According to reports, one of these two systems has potential to develop into a tropical depression as the week presses forward.
This tropical disturbance has been designated as AL94 and located in “broad areas of low pressure” and has started producing a plethora of disorganized rain and thunderstorms. It sits near the U.S. Virgin Islands, but according to AccuWeather meteorologist Alex Sosnowski, “The path into Florida is currently blocked, but that may change over time if the position and strength of the weather shifts.” Provided the storm system avoids the path of the Florida coast, it will likely remain more seaward, in contrast to Helene and Milton, which both provided devastating landfalls to North Carolina to Florida in the Southeast Us
Whatever new storm forms from AL94 will be given the name “Nadine”, and is the fourteenth named storm of the 2024 Atlantic hurricane season, which is above the average of the amount of named storms in the season.

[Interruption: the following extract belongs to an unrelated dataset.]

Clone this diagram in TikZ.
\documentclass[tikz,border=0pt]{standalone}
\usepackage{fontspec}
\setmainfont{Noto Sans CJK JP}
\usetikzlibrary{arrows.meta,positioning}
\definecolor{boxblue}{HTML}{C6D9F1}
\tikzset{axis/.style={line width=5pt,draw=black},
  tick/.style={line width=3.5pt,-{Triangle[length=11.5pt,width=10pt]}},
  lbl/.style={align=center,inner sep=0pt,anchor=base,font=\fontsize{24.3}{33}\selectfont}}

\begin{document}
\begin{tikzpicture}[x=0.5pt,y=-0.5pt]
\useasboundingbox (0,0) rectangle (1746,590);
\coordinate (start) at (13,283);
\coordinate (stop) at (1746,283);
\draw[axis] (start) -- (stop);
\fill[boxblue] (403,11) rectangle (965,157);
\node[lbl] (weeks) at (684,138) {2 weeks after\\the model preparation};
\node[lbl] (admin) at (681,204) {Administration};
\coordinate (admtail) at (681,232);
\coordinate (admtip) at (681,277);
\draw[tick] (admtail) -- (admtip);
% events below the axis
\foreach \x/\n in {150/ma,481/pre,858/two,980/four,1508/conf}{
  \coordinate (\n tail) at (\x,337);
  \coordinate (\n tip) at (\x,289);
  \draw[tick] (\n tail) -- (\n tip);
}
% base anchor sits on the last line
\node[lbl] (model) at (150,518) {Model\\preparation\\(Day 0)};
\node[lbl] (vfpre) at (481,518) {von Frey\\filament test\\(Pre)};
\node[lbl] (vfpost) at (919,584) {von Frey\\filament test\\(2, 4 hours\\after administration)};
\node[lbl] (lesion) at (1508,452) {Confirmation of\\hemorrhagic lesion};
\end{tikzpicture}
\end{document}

Photo of Hurricane Katrina, 2005, which these hurricanes are often being compared to
Nadine was also the name of a hurricane in the Atlantic in 2012, but unlike the potential 2024 Hurricane Nadine, the 2012 hurricane hit closer to the United Kingdom than the United States.

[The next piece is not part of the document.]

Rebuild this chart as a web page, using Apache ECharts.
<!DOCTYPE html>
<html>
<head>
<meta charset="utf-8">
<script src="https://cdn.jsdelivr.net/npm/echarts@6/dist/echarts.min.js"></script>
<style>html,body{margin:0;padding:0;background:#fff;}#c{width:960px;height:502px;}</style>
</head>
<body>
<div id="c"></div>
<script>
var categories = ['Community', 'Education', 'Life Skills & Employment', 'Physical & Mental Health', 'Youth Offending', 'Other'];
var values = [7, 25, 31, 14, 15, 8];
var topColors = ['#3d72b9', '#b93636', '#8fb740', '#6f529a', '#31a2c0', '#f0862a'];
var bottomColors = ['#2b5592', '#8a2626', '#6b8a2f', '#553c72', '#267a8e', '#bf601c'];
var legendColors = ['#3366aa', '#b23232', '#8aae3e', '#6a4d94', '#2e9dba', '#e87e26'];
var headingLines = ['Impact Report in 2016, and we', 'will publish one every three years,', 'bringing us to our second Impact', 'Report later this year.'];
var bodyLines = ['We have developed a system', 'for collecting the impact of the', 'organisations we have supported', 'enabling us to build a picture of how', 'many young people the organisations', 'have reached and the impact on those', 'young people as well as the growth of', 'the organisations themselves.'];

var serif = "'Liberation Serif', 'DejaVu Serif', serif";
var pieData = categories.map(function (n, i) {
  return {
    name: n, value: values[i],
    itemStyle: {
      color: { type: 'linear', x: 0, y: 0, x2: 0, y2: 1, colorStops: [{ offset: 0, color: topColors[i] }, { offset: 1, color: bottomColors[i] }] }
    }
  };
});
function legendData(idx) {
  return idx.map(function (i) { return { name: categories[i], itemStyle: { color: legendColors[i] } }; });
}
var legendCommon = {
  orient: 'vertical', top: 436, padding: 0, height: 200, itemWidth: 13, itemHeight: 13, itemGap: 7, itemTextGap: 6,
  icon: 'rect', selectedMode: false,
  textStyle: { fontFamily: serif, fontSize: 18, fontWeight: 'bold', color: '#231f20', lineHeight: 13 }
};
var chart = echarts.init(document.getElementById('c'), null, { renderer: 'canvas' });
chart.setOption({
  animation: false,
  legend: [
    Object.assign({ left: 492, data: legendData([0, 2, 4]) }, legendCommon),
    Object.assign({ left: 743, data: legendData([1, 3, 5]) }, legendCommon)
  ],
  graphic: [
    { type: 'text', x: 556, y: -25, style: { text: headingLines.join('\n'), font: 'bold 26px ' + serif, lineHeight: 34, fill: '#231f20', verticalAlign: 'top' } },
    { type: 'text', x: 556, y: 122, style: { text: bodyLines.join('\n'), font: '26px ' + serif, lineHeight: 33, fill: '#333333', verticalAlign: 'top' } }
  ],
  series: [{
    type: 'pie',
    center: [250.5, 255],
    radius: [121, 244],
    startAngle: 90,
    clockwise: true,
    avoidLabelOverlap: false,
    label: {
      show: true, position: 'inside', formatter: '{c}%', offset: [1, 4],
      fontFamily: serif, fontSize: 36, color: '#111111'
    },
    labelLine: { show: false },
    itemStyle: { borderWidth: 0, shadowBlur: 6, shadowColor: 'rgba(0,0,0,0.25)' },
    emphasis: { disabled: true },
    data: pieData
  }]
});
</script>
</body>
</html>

Even though Nadine only recently formed into just a tropical storm, another storm in the Atlantic formed into a hurricane. Oscar, the tenth hurricane of the season, is estimated to die down over the next several days. Hurricane warnings are already in effect in the Turks and Caicos Islands as well as the Bahamas. Oscar started with 40 mile per hour winds before picking up to 80 miles per hour in less than three hours, forming what is known as rapid intensification. Hurricane Oscar is the 5th tropical storm or hurricane this season to undergo this phenomenon.
Last Sunday, Tropical Storm Nadine made its landfall on Belize with 50 mile per hour winds and widespread rainfall of four to eight inches throughout that area and also in parts of Guatemala and Mexico. It is expected that by October 22, the rainfall amounts will increase to 12 inches.